SAP has achieved the U.S. Green Building Council’s Leadership in Energy and Environmental Design (LEED) Platinum certification for its North American headquarters, touted as Pennsylvania’s largest LEED Platinum building, while Westfield’s Larimer Office Tower in Denver is one of the first high-rise buildings in the U.S. to receive LEED Platinum certification.
SAP says its 200,000-square-foot North American headquarters building is currently the largest LEED Platinum-certified facility in the state of Pennsylvania. The four-story building received the maximum number of LEED points in the water efficiency and innovation and design process categories.
By using a state-of-the-art water management system, SAP expects to save over one million gallons of water per year. Rainwater is collected in a 50,000-gallon cistern that supplies water for landscape irrigation and the flushing of toilets in some of the building’s bathrooms. The use of low-flow bathroom fixtures is also expected to help further reduce water use.
SAP estimates that the new building is one-third more energy-efficient compared to conventional buildings by using intelligent design features. As an example, the building’s sensor system is integrated with exterior shading devices that automatically adjust the lighting and help control the temperature level in the facility. A hybrid air conditioning system produces ice to cool the building during the overnight hours when energy demands and electric rates are the lowest. The building also features floor-to-ceiling glass exteriors and a green roof, planted with native and regional vegetation.
SAP also committed to an annual purchase of 19 million kilowatt-hours of wind-generated Renewable Energy Certificates (RECs). The wind-energy purchase offsets more than 80 percent of the electricity needs of the SAP Newtown Square campus and reduces the company’s carbon footprint by more than 10 tonnes.
SAP AG now gets 50 percent of its global electricity requirements from renewable sources, according to the company’s quarterly sustainability update for the quarter ending June 30, 2010.
Worldwide, SAP aims for a minimum of LEED Silver certification for new buildings that are owned by the company. SAP also recently constructed a LEED Gold-certified building in Sao Leopoldo, Brazil. Its newly opened facility in St. Ingbert, Germany, is seeking LEED Gold certification.
In 2009, SAP completed more than 100 projects to improve energy efficiencies in existing facilities by retrofitting buildings with energy savings technology, such as motion detectors, timer-controlled lighting and improved cooling and heating systems.

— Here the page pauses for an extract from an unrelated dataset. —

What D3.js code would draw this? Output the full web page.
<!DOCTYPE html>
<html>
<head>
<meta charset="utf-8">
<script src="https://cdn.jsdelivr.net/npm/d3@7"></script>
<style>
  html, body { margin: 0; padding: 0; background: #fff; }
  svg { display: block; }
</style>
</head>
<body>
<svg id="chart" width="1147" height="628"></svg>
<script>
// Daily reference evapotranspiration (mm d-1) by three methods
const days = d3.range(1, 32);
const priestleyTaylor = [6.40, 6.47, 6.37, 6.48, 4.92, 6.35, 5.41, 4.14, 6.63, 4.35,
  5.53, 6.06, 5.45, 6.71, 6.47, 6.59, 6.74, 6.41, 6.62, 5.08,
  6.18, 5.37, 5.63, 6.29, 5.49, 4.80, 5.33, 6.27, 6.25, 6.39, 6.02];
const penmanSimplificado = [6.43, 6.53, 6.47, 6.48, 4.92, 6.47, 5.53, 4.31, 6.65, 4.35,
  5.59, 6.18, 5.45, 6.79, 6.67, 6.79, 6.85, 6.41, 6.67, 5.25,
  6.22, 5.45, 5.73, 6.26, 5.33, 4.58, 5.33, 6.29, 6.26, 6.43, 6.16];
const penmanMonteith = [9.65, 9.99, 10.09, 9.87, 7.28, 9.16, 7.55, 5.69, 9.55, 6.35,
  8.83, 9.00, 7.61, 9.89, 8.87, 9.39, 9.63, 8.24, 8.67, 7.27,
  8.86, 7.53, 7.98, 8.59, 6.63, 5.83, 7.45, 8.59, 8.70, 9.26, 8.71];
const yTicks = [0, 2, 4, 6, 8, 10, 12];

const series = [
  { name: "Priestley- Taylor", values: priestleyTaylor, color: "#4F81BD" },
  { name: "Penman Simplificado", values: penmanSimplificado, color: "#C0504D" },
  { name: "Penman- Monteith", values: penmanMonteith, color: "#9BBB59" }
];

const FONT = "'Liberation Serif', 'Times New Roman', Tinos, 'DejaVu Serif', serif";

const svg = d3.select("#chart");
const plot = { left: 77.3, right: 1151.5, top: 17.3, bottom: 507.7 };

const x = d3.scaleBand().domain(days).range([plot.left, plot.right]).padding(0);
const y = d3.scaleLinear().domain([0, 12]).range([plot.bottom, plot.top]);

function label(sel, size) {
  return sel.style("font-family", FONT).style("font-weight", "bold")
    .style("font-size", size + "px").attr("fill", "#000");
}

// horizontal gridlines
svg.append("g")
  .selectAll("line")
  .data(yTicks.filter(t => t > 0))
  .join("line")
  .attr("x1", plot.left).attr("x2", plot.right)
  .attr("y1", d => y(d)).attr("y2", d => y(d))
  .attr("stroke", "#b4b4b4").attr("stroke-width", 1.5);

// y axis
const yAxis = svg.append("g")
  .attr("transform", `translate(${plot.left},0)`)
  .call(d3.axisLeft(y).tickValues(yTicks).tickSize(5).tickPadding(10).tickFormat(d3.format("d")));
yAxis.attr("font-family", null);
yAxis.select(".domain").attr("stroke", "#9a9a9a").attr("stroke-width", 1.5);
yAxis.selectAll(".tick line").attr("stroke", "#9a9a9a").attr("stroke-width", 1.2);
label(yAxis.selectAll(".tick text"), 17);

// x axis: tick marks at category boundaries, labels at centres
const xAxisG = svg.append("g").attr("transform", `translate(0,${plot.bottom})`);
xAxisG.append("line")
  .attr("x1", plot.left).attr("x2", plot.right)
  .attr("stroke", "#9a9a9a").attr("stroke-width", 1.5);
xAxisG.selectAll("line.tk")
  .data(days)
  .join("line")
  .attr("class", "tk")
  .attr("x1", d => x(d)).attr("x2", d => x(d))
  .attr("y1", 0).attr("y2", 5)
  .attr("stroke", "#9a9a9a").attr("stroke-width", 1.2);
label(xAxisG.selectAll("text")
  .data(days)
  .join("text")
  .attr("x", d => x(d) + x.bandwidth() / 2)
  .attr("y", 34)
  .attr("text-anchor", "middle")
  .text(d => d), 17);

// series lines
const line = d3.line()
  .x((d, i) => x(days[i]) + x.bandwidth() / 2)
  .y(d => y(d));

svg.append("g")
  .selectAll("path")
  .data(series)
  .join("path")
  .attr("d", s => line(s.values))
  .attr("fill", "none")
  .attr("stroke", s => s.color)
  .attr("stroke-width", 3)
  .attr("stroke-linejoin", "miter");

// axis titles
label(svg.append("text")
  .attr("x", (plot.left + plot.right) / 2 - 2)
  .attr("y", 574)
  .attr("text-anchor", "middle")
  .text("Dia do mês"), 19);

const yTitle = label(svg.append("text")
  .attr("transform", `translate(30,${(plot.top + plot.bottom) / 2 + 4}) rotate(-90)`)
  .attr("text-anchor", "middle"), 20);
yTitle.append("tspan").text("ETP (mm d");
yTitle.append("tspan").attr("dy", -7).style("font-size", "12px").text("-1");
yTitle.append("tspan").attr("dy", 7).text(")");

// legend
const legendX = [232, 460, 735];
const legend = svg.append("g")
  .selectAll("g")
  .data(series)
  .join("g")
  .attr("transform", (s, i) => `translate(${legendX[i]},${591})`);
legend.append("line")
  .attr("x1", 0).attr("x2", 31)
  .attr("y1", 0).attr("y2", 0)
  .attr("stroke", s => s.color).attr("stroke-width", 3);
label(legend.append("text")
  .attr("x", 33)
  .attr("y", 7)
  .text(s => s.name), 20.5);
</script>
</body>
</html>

Some of the key features of the 500,000-square-foot glass-clad high-rise include a stormwater design that integrates a 100-year flood level storage tank that collects and slowly releases storm runoff into the regional system after being filtered for undesirable sediments.
The building incorporates water-saving fixtures such as waterless urinals and low-flow faucets, which cut water use by nearly 44 percent, and uses native or adaptive vegetation on landscaped terrace that requires about 66 percent less water.
A reduced heat island effect is achieved through use of high solar reflection index (SRI) materials on all horizontal surfaces including the roof and the outdoor terrace covering a majority of the parking garage.
The building energy model predicts a 22.6 percent energy cost savings over the ASHRAE 90.1-2004 standard and up to a 50 percent energy consumption savings based on BTU’s per-square-foot projections compared to the average office building of its size in the country.
Westfield says a progressive under floor ventilation system contributes to the energy savings and delivers improved air quality using natural convection principles instead of forced air.
Tenants also have separate energy consumption metering to help them incorporate their own energy-saving strategies.